What A/B Testing Actually Measures

A/B testing determines causation, not just correlation. When you change a headline and conversion rates improve, you know the headline caused the improvement—not external factors, seasonality, or random chance.

Valid A/B Test Requirements:

Random assignment of visitors to variations
Only one variable changes between versions
Sufficient sample size for statistical power
Run duration captures complete business cycles
Statistical significance reaches 95%+ confidence

The Hypothesis Framework

Every test starts with a hypothesis. Weak hypotheses produce weak results.

Strong Hypothesis Structure:

Because we observed [data/feedback],
We believe that [change] will cause [effect].
We'll know this when [metric] changes by [amount] in [timeframe].

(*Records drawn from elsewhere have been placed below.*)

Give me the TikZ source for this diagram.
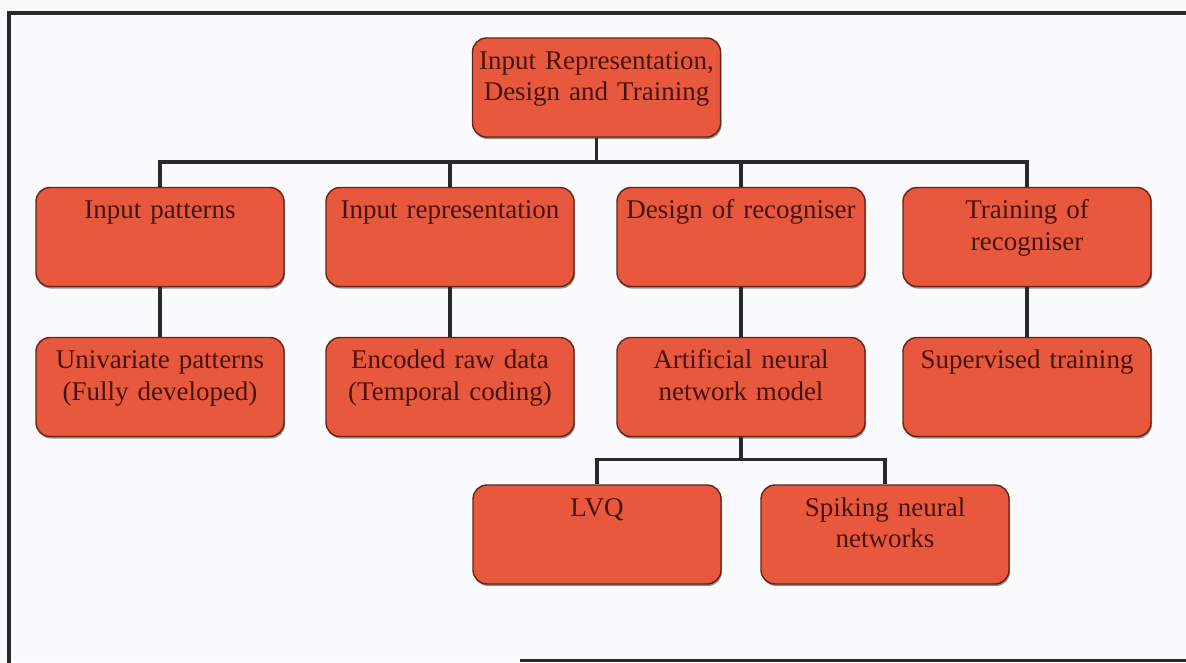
\documentclass[tikz,border=0pt]{standalone}
\usepackage{fontspec}
\setmainfont{Liberation Serif}
\usetikzlibrary{calc,shadows}

\definecolor{pagebg}{RGB}{251,251,253}
\definecolor{boxfill}{RGB}{232,88,60}
\definecolor{boxedge}{RGB}{100,35,25}
\definecolor{labelcol}{RGB}{70,20,14}
\definecolor{linecol}{RGB}{42,42,46}

\tikzset{
  stepbox/.style={rectangle, rounded corners=14pt, draw=boxedge, line width=1.4pt,
    fill=boxfill, minimum width=248pt, minimum height=99pt, inner sep=0pt,
    drop shadow={shadow xshift=1pt, shadow yshift=-2pt, fill=black!70, opacity=0.6}},
  boxtext/.style={font=\fontsize{27}{31.5}\selectfont, text=labelcol,
    text width=246pt, align=center, inner sep=0pt, anchor=base},
  conn/.style={draw=linecol, line width=3.6pt},
  framestyle/.style={draw=linecol, line width=3.6pt}
}

\begin{document}
\begin{tikzpicture}[x=1pt, y=-1pt]
  \useasboundingbox (0,0) rectangle (1186,662);
  \fill[pagebg] (0,0) rectangle (1186,662);

  % surrounding frame
  \draw[framestyle] (1190,13) -- (9,13) -- (9,666);
  \draw[framestyle, line width=3pt] (520,660) -- (1190,660);

  % boxes
  \node[stepbox] (top) at (596.5,87.5) {};
  \node[stepbox] (ip)  at (160,237) {};
  \node[stepbox] (rep) at (450,237) {};
  \node[stepbox] (des) at (741,237) {};
  \node[stepbox] (tr)  at (1027,237) {};
  \node[stepbox] (uni) at (160,387) {};
  \node[stepbox] (enc) at (450,387) {};
  \node[stepbox] (art) at (741,387) {};
  \node[stepbox] (sup) at (1027,387) {};
  \node[stepbox] (lvq) at (597,534.5) {};
  \node[stepbox] (snn) at (885,534.5) {};

  % labels, set from the top of each box
  \node[boxtext] (topt) at ($(top.north)+(0,32)$) {Input Representation,\\Design and Training};
  \node[boxtext] (ipt)  at ($(ip.north)+(0,32)$)  {Input patterns};
  \node[boxtext] (rept) at ($(rep.north)+(0,32)$) {Input representation};
  \node[boxtext] (dest) at ($(des.north)+(0,32)$) {Design of recogniser};
  \node[boxtext] (trt)  at ($(tr.north)+(0,32)$)  {Training of\\recogniser};
  \node[boxtext] (unit) at ($(uni.north)+(0,32)$) {Univariate patterns\\(Fully developed)};
  \node[boxtext] (enct) at ($(enc.north)+(0,32)$) {Encoded raw data\\(Temporal coding)};
  \node[boxtext] (artt) at ($(art.north)+(0,32)$) {Artificial neural\\network model};
  \node[boxtext] (supt) at ($(sup.north)+(0,32)$) {Supervised training};
  \node[boxtext] (lvqt) at ($(lvq.north)+(0,32)$) {LVQ};
  \node[boxtext] (snnt) at ($(snn.north)+(0,32)$) {Spiking neural\\networks};

  % tree connectors
  \draw[conn] (ip.north) -- ++(0,-25) coordinate (bus1) -| (tr.north);
  \draw[conn] (top.south) -- (top.south |- bus1);
  \draw[conn] (rep.north) -- (rep.north |- bus1);
  \draw[conn] (des.north) -- (des.north |- bus1);

  \draw[conn] (ip.south)  -- (uni.north);
  \draw[conn] (rep.south) -- (enc.north);
  \draw[conn] (des.south) -- (art.north);
  \draw[conn] (tr.south)  -- (sup.north);

  \draw[conn] (lvq.north) -- ++(0,-25) coordinate (bus2) -| (snn.north);
  \draw[conn] (art.south) -- (art.south |- bus2);
\end{tikzpicture}
\end{document}
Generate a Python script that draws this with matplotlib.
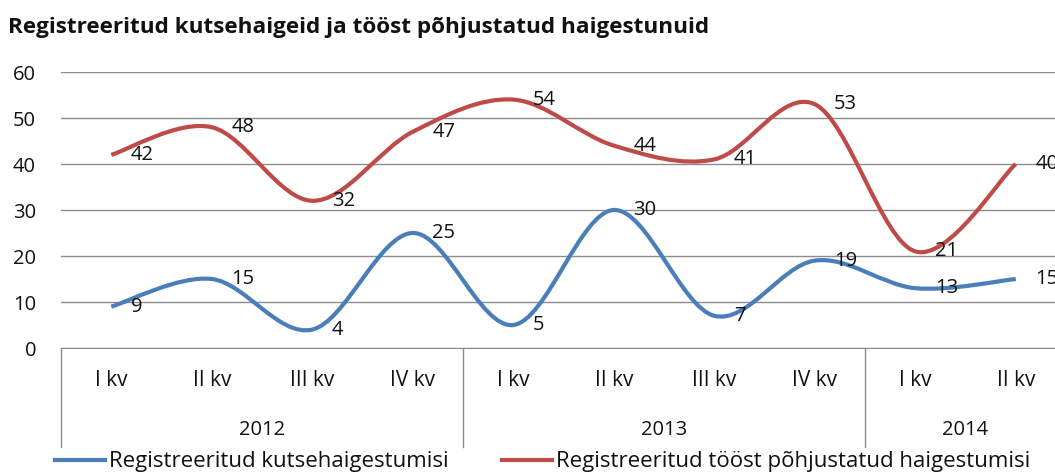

Example Strong Hypothesis:

Because we observed 68% of visitors abandon on the pricing page, We believe that adding social proof (customer logos + testimonial) will reduce anxiety. We'll know this when pricing page-to-signup conversion increases by 15% in 3 weeks.

Hypothesis Quality Checklist:

[ ] Based on actual user data or research
[ ] Specific about what changes
[ ] Predicts specific outcome
[ ] Measurable success criteria
[ ] Tied to business impact

Statistical Significance Explained

Statistical significance tells you whether results reflect real differences or random chance.

Key Statistical Concepts:

| Term | Definition | Why It Matters | |------|------------|--------------| | Confidence Level | Probability results aren't random (typically 95%) | Higher = more certainty, longer tests | | P-value | Probability results occurred by chance (<0.05 acceptable) | Lower = more reliable results | | Statistical Power | Probability of detecting real effect (aim for 80%+) | Higher = less likely to miss winners | | Minimum Detectable Effect | Smallest improvement worth detecting | Smaller = longer test duration | | Sample Size | Number of visitors needed for valid results | Depends on baseline rate and MDE |

The 95% Confidence Rule:

A 95% confidence level means there's only a 5% chance results occurred randomly. This industry standard balances reliability with practicality.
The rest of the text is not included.